Where I Stand: Notes from our evacuation
Tomorrow I’m putting one kid on a plane and sending him back to southern California and my first thought after buying the last minute ticket on Southwest out of Reno was “at least we won’t have to worry about where to house him there.”
It’s a strange thing for the mostly self-reliant people of Indian Valley to suddenly rely so heavily on other people. I can tell we appreciate it even while feeling uneasy by it. I didn’t consider myself an evacuee until the kids and I got back and I farmed them and myself out to various friends in Quincy.
The signs in Quincy that say “We Love You Greenville” hit us hard. But then my son and I looked at each and realized. “Oh, wait a minute. That’s us.”
The day was surreal. I don’t normally spend the night in Quincy unless I’m putting on a show with Pachuca Productions. We must have looked haggard walking into Carey Candy Co for coffee and croissants this morning.
I had my card out ready to pay for our meal and coffee and the nice woman behind the cash register inquired as to whether we were from Greenville and I said yes with my card out in my hand and she said our meal was free. We were grateful and stunned and not quite awake enough to fight the gesture off. My son left money in the tip jar feeling uneasy about it all.
We are having a bout of survivor guilt coupled with knowing we will probably get by more than others.
Next we went to the post office where we saw Margie Meeker ahead of us from Country Salon in Greenville. We asked about the condition of each other’s houses—it’s what we do these days. Her business and house are gone. My mother’s is still standing for now. My son inquired about her husband. Having worked at Hunter’s Hardware for four years through high school and a year after, my son knows more men than I do in town. We all got a little teary.
When it was our turn at the window I realized how little identification I have left in the world. I kept all that in the office. I opened a PO Box in Quincy for the very first time so that the checks sent to me two days from now have some place to go. The only proof I had that I lived in Greenville was my word and my passport.
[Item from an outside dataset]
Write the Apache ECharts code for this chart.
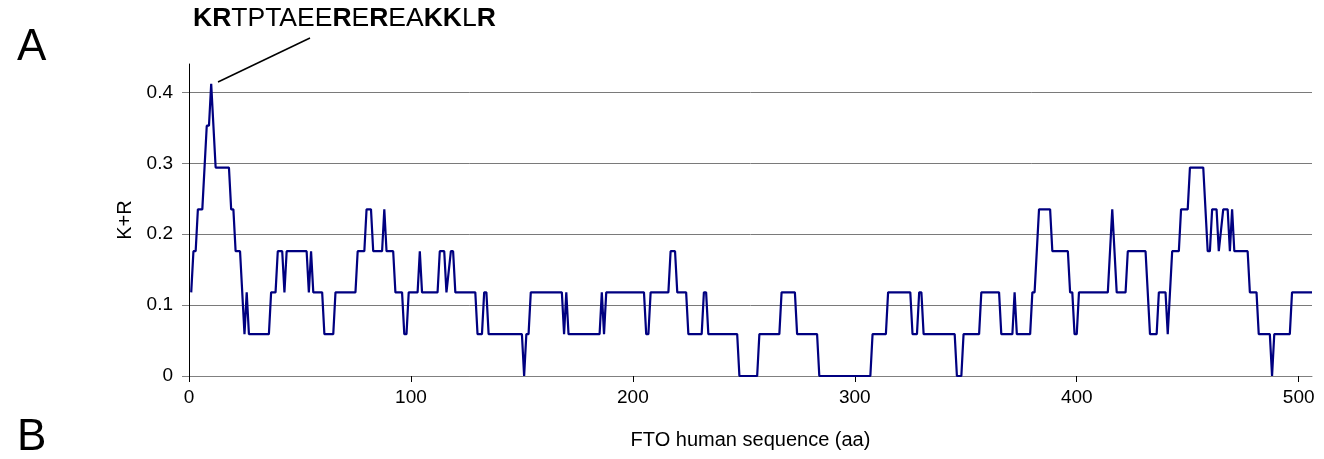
<!DOCTYPE html>
<html lang="en" style="height: 100%">
<head>
  <meta charset="utf-8">
</head>
<body style="height: 100%; margin: 0; background: #fff">
<div id="container" style="height: 100%"></div>

<script type="text/javascript" src="https://fastly.jsdelivr.net/npm/echarts@6/dist/echarts.min.js"></script>
<script type="text/javascript">
  // corners of the K+R trace (window of 17 aa)
  var residue = [
    1, 2, 3, 4, 6, 8, 9, 10, 12, 18, 19, 20, 21, 23, 25, 26, 27, 36, 37, 39,
    40, 42, 43, 44, 53, 54, 55, 56, 60, 61, 65, 66, 75, 76, 79, 80, 82, 83, 87, 88,
    89, 92, 93, 96, 97, 98, 99, 103, 104, 105, 112, 113, 115, 116, 118, 119, 120, 129, 130, 132,
    133, 134, 135, 150, 151, 152, 153, 154, 168, 169, 170, 171, 185, 186, 187, 188, 205, 206, 207, 208,
    216, 217, 219, 220, 224, 225, 231, 232, 233, 234, 247, 248, 256, 257, 266, 267, 273, 274, 283, 284,
    307, 308, 314, 315, 325, 326, 328, 329, 330, 331, 345, 346, 348, 349, 356, 357, 365, 366, 371, 372,
    373, 379, 380, 381, 383, 388, 389, 396, 397, 398, 399, 400, 401, 414, 416, 418, 422, 423, 431, 433,
    436, 437, 440, 441, 443, 446, 447, 450, 451, 457, 459, 460, 461, 463, 464, 466, 468, 469, 470, 471,
    477, 478, 481, 482, 487, 488, 489, 496, 497, 506
  ];
  var krFraction = [
    0.118, 0.176, 0.176, 0.235, 0.235, 0.353, 0.353, 0.412, 0.294, 0.294, 0.235, 0.235, 0.176, 0.176, 0.059, 0.118, 0.059, 0.059, 0.118, 0.118,
    0.176, 0.176, 0.118, 0.176, 0.176, 0.118, 0.176, 0.118, 0.118, 0.059, 0.059, 0.118, 0.118, 0.176, 0.176, 0.235, 0.235, 0.176, 0.176, 0.235,
    0.176, 0.176, 0.118, 0.118, 0.059, 0.059, 0.118, 0.118, 0.176, 0.118, 0.118, 0.176, 0.176, 0.118, 0.176, 0.176, 0.118, 0.118, 0.059, 0.059,
    0.118, 0.118, 0.059, 0.059, 0, 0.059, 0.059, 0.118, 0.118, 0.059, 0.118, 0.059, 0.059, 0.118, 0.059, 0.118, 0.118, 0.059, 0.059, 0.118,
    0.118, 0.176, 0.176, 0.118, 0.118, 0.059, 0.059, 0.118, 0.118, 0.059, 0.059, 0, 0, 0.059, 0.059, 0.118, 0.118, 0.059, 0.059, 0,
    0, 0.059, 0.059, 0.118, 0.118, 0.059, 0.059, 0.118, 0.118, 0.059, 0.059, 0, 0, 0.059, 0.059, 0.118, 0.118, 0.059, 0.059, 0.118,
    0.059, 0.059, 0.118, 0.118, 0.235, 0.235, 0.176, 0.176, 0.118, 0.118, 0.059, 0.059, 0.118, 0.118, 0.235, 0.118, 0.118, 0.176, 0.176, 0.059,
    0.059, 0.118, 0.118, 0.059, 0.176, 0.176, 0.235, 0.235, 0.294, 0.294, 0.176, 0.176, 0.235, 0.235, 0.176, 0.235, 0.235, 0.176, 0.235, 0.176,
    0.176, 0.118, 0.118, 0.059, 0.059, 0, 0.059, 0.059, 0.118, 0.118
  ];
  var xTicks = [0, 100, 200, 300, 400, 500];
  var yTicks = [0, 0.1, 0.2, 0.3, 0.4];
  // bold letters are the K and R residues of the peak window
  var peakMotif = '{b|KR}TPTAEE{b|R}E{b|R}EA{b|KK}L{b|R}';

  var font = 'Liberation Sans, Arial, sans-serif';
  var dom = document.getElementById('container');
  var myChart = echarts.init(dom, null, { renderer: 'canvas' });

  var trace = residue.map(function (x, i) {
    return [x, krFraction[i]];
  });

  var option = {
    animation: false,
    backgroundColor: '#fff',
    textStyle: { fontFamily: font },
    grid: { left: 189, right: 12, top: 64, bottom: 83 },
    xAxis: {
      type: 'value',
      min: 0,
      max: 506,
      name: 'FTO human sequence (aa)',
      nameLocation: 'middle',
      nameGap: 54,
      nameTextStyle: { fontSize: 20, color: '#000', fontFamily: font },
      axisLine: { onZero: false, lineStyle: { color: '#808080', width: 1 } },
      axisTick: { show: true, customValues: xTicks, length: 6, lineStyle: { color: '#000' } },
      axisLabel: { customValues: xTicks, fontSize: 19, color: '#000', margin: 12, fontFamily: font },
      splitLine: { show: false }
    },
    yAxis: {
      type: 'value',
      min: 0,
      max: 0.44,
      name: 'K+R',
      nameLocation: 'middle',
      nameGap: 54,
      nameTextStyle: { fontSize: 20, color: '#000', fontFamily: font },
      axisLine: { show: true, onZero: false, lineStyle: { color: '#000', width: 1 } },
      axisTick: { show: true, customValues: yTicks, length: 7, lineStyle: { color: '#808080' } },
      axisLabel: { customValues: yTicks, fontSize: 19, color: '#000', margin: 16, fontFamily: font },
      splitLine: { show: true, lineStyle: { color: '#7a7a7a', width: 1 } }
    },
    series: [
      {
        type: 'line',
        data: trace,
        symbol: 'none',
        lineStyle: { color: '#000080', width: 2.2 }
      }
    ],
    graphic: [
      {
        type: 'text', left: 17, top: 26,
        style: { text: 'A', fontSize: 44, fill: '#000', fontFamily: font }
      },
      {
        type: 'text', left: 17, top: 416,
        style: { text: 'B', fontSize: 44, fill: '#000', fontFamily: font }
      },
      {
        type: 'text', x: 193, y: 19,
        style: {
          text: peakMotif,
          fontSize: 26.5,
          fill: '#000',
          fontFamily: font,
          verticalAlign: 'middle',
          rich: { b: { fontWeight: 'bold', fontSize: 26.5, fill: '#000', fontFamily: font } }
        }
      },
      {
        type: 'line',
        shape: { x1: 218, y1: 82, x2: 310, y2: 38 },
        style: { stroke: '#000', lineWidth: 1.5 }
      }
    ]
  };

  myChart.setOption(option);
  window.addEventListener('resize', myChart.resize);
</script>
</body>
</html>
After our two errands my son wasn’t up for anymore. The uneasiness of not being able to go home to Greenville. The inability to answer rhetorical questions like ‘how are you?’ weighed on him heavily. I drove him back to where his girlfriend is staying. Her family lost everything. At the beginning of July when I began to move he and his girlfriend south, I convinced them to leave all their winter clothes at her parent’s house to be picked up next trip up. Now their clothes are ash. A bad mom call on my part.
I went to Quincy Pharmacy next and the pharmacist was a wealth of understanding and empathy—Village Drug got most records transferred over. The clerk was a little officious and new and not quite ready to realize that there are customers who are walking trauma and I left there needing to cry with no place to do it.
Plumas Bank was wonderful. I’m sure many Greenville residents are doing this right now. But all through my day when I need something, I’m suddenly envisioning it in my office and then remember in a second of lag time that I have no office. I have no checks left of either account. They are in the drawer to the left in my rolltop desk that no longer exists. One draw over from all the letters I kept that my grandmother ever sent me. I have nothing. No example of her penmanship anymore. No little words of love and that hurts on a day like today when I’m walking in a daze.
The teller says Plumas Bank will expedite the new checks to my new p.o. box and for a moment I feel like it’s all going to work out. My other kid starts volleyball today. It feels almost normal.
Except I can’t breathe and my eyes are bloodshot red veined and white.
The friend my kid and I are staying with in Quincy tells me his daughter’s escrow is precarious. She wants to move back to Quincy, but her bank doesn’t want to loan to a couple in Plumas anymore. The house—though in town—will not be able to get insurance. There’s going to be a lot of that, I fear.
I’ve been asked a good deal about what makes Indian Valley special. I try to answer what I know to be true: this strange mixture of self-reliance and knowing that at the very least, your neighbors have your back even when large entities may not.
As I speak to people still in Indian Valley it becomes clear that the narrative of ‘guns drawn’ obstinacy was not the nature of everyone who stayed behind. People stayed behind because their experience of the county and the state told them that Indian Valley would be left to fend for themselves. That there would be no retardant drops for them. That watering their own property down would be the only thing that might save them.
The people of downtown areas of the Flats and Alta Camp Road think about the efforts to save Chester succeeding. They talk about their perceptions of Lake Almanor being saved over poor Greenville with both conspiracy and resignation.
It’s their stories I’m thinking about this morning. Knowing my fellow towns people woke up like I did a bit ago in a welcoming town that doesn’t feel like home.
This morning I’m off to the airport to get my kid out of here. Working for Hunter Hardware for four years straight got him some fast job interviews in southern California and he landed a part time position that he can do while in college. Starts Friday. I wonder if he’d ever move back, but I doubt it.
But first talking for 20 minutes at a conference on rural towns building back. Our houses will not be worth much here in Greenville. We will have little recourse other than try and eek out an existence—or walk away and lose even more.
Thank you to all who have been kind to us and my Greenville brethren. We appreciate it—even if we can’t always meet your eyes this week.